[Code that draws figures]
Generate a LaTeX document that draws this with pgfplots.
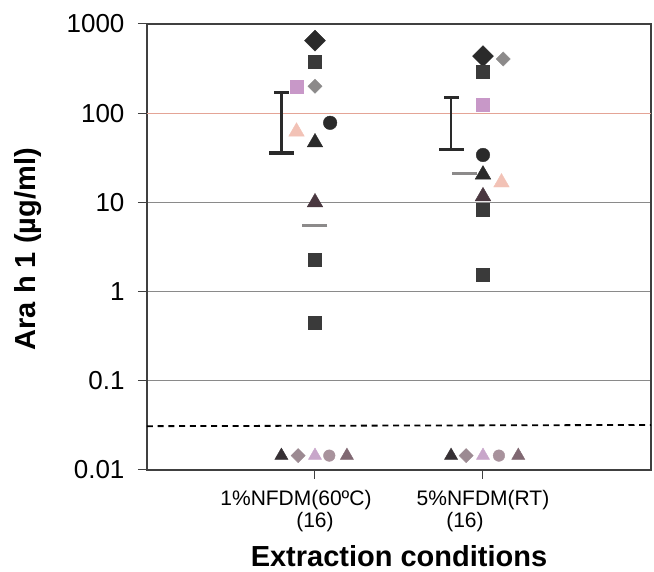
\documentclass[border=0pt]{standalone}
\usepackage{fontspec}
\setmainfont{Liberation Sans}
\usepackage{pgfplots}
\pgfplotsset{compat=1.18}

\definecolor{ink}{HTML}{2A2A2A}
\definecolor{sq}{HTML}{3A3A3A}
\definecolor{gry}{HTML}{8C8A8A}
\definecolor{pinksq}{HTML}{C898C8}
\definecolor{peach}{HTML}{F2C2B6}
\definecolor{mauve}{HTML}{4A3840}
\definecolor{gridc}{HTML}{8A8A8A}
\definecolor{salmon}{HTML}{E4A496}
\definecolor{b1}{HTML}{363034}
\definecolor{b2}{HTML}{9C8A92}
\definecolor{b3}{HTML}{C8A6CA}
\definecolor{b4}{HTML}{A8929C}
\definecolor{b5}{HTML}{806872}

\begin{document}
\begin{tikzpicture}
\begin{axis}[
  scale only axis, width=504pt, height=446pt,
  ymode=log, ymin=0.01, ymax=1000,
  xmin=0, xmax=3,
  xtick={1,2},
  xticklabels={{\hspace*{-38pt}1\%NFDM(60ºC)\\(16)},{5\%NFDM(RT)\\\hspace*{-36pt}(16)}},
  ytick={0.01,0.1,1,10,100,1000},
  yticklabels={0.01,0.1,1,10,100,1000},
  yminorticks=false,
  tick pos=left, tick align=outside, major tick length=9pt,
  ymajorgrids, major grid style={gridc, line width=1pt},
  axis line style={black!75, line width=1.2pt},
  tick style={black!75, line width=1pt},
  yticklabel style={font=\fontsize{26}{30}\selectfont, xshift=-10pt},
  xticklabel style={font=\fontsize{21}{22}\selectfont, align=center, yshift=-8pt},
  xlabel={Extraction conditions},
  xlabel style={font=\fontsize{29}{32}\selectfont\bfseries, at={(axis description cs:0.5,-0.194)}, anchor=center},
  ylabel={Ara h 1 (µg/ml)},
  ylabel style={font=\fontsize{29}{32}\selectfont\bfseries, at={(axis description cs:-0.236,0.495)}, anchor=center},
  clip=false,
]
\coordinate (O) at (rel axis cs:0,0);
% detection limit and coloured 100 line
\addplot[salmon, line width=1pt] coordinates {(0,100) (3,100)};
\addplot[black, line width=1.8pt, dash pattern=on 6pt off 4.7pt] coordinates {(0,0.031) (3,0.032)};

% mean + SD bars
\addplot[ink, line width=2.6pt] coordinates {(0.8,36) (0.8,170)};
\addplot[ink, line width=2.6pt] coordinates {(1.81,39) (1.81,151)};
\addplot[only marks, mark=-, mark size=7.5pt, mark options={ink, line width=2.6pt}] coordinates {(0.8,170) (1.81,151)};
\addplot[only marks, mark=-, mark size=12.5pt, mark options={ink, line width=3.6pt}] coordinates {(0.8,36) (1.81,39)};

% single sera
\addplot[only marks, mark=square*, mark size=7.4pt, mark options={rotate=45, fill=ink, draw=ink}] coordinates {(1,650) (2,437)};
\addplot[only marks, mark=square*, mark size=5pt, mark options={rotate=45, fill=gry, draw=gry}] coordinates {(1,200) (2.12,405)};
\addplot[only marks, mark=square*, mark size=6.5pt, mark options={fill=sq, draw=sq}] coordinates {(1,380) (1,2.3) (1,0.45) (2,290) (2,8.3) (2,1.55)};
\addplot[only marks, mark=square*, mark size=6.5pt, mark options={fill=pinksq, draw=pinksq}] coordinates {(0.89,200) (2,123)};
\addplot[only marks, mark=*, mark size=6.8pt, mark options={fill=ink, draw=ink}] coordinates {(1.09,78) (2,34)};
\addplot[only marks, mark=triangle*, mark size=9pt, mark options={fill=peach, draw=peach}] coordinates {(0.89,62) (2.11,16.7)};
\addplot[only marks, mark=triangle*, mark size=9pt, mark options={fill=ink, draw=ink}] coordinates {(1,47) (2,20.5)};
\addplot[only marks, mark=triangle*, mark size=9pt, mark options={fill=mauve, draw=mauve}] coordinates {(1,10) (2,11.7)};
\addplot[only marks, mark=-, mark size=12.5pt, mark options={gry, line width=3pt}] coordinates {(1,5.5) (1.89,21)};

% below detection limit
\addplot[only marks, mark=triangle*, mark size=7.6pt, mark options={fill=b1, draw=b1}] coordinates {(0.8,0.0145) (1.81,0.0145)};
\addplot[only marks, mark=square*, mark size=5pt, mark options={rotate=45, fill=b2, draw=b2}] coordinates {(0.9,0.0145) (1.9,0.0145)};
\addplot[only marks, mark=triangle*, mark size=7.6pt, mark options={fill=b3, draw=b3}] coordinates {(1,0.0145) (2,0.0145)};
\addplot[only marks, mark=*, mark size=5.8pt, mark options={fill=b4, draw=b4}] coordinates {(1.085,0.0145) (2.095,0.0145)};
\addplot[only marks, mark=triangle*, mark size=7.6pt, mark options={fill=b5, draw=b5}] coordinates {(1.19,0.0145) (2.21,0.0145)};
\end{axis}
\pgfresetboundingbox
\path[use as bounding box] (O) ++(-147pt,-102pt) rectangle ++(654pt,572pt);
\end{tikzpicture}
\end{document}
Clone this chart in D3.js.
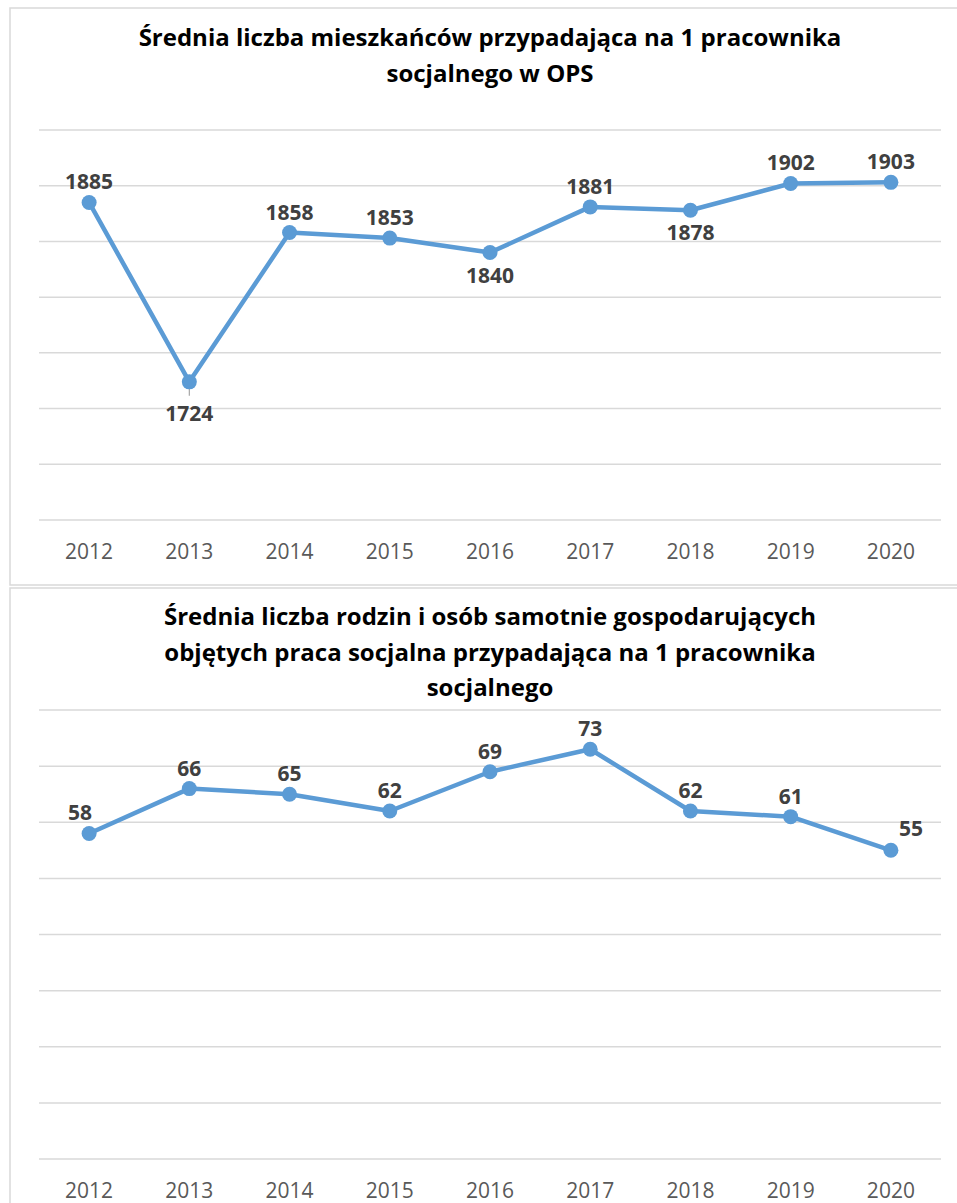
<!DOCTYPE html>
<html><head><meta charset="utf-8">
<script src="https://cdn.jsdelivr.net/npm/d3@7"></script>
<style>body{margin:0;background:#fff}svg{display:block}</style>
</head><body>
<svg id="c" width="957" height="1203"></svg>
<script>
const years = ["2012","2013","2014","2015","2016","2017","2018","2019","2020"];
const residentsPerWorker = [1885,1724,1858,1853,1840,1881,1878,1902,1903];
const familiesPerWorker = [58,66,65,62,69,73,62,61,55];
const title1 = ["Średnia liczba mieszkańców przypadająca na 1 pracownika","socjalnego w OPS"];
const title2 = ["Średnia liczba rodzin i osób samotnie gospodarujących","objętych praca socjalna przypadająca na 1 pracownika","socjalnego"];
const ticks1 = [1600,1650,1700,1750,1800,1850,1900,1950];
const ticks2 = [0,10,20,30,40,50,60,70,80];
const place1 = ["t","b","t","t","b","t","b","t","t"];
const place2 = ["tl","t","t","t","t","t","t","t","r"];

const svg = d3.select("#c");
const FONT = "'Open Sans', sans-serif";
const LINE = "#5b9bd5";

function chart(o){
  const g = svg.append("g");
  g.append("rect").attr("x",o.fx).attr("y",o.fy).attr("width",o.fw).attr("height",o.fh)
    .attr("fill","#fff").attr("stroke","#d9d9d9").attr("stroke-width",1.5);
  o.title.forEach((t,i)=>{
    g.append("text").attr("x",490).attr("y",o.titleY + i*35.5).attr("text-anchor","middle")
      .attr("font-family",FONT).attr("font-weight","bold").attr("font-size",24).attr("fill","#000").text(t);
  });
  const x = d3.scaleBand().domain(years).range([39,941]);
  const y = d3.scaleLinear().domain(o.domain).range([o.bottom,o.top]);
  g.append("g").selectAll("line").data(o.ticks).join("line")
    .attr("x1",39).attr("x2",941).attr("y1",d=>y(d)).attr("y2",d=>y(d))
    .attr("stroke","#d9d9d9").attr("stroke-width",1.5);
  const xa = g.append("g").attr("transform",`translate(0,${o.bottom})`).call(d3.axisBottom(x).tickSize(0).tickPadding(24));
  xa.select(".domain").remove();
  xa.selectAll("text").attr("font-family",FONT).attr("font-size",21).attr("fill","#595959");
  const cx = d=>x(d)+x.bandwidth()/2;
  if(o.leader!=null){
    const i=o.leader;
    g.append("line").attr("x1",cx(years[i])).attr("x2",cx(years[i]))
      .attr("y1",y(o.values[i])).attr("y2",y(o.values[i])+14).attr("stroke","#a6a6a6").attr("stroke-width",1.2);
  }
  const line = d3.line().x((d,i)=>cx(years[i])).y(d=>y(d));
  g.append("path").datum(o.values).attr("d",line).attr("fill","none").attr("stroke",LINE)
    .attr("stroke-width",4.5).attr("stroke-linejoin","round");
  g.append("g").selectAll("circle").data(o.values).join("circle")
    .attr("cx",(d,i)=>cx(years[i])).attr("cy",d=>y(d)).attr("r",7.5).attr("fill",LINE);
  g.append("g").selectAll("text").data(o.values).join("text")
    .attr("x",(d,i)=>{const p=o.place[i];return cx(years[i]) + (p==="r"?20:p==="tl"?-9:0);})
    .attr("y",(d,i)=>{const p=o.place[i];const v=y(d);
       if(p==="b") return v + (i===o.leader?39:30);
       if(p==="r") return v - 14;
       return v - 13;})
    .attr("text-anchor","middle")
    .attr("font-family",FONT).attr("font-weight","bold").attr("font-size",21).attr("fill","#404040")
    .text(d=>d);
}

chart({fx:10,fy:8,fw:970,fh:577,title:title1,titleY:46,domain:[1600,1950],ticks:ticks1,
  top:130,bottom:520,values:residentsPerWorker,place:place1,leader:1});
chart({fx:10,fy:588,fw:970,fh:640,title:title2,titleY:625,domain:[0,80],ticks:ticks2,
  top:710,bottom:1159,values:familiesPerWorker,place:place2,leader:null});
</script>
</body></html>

--

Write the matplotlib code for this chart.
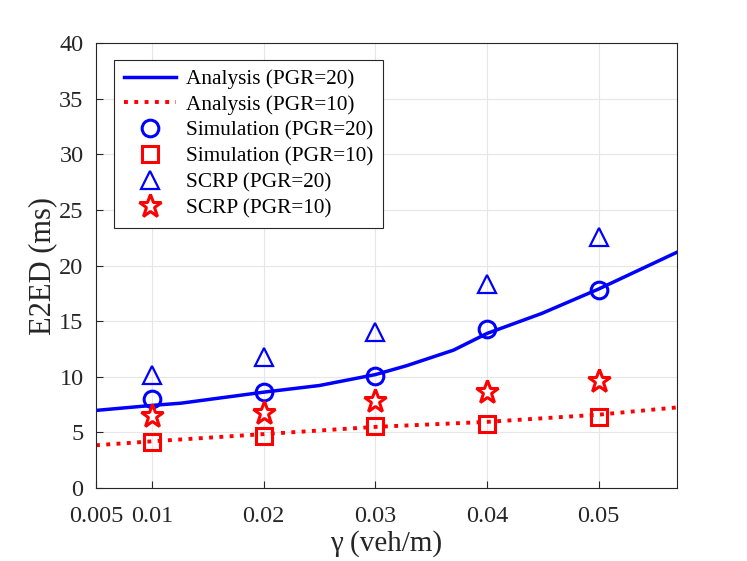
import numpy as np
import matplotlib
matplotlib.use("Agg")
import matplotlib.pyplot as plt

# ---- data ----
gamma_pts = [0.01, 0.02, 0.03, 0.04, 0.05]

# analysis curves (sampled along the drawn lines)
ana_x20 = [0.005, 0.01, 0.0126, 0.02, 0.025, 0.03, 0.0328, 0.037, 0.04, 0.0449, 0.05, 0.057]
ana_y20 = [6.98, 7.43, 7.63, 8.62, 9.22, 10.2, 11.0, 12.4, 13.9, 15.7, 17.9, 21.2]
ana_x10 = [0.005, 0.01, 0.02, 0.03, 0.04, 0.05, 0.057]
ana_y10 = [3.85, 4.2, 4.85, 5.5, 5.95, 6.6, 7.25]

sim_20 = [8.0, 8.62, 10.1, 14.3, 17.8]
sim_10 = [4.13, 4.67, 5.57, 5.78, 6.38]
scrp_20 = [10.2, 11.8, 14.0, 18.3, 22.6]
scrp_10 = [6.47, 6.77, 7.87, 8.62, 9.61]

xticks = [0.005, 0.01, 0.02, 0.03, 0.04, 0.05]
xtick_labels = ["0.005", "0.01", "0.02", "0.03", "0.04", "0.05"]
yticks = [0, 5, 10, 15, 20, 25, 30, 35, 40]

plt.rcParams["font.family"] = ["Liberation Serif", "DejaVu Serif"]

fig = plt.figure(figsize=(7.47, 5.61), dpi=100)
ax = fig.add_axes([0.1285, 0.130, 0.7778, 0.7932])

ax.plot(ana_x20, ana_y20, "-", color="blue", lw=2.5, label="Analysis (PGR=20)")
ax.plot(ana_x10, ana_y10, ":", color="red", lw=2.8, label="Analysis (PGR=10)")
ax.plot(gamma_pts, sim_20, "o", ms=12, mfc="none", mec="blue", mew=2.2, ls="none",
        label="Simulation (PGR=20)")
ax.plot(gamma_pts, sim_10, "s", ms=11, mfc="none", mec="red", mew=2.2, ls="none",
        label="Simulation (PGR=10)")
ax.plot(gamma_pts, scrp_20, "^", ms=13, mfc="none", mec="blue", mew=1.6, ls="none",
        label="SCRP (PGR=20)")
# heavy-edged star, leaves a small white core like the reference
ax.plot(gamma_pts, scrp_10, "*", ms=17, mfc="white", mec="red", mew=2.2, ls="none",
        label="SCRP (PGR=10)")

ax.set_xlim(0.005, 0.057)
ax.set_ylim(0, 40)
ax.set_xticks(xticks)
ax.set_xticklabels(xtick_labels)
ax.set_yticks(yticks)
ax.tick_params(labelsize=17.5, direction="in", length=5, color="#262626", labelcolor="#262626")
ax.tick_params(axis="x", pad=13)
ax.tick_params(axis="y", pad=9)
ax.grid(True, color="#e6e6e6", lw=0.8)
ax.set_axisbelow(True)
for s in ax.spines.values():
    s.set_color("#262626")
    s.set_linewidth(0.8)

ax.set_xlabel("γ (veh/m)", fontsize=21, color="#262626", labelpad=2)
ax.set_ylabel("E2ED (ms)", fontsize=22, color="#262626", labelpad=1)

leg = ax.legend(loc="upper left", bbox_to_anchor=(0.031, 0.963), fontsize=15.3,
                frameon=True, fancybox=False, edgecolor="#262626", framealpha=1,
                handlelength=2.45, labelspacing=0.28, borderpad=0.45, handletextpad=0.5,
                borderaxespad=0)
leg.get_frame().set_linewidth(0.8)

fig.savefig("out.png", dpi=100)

■ **Written problem**
Start at the line that contains "Write the matplotlib code for this chart.", stop at the line that contains "gamma_pts = [0.01, 0.02, 0.03, 0.04, 0.05]", and reproduce each line in that stretch exactly. Pictures are excluded.

■ **Written solution**
Write the matplotlib code for this chart.
import numpy as np
import matplotlib
matplotlib.use("Agg")
import matplotlib.pyplot as plt

# ---- data ----
gamma_pts = [0.01, 0.02, 0.03, 0.04, 0.05]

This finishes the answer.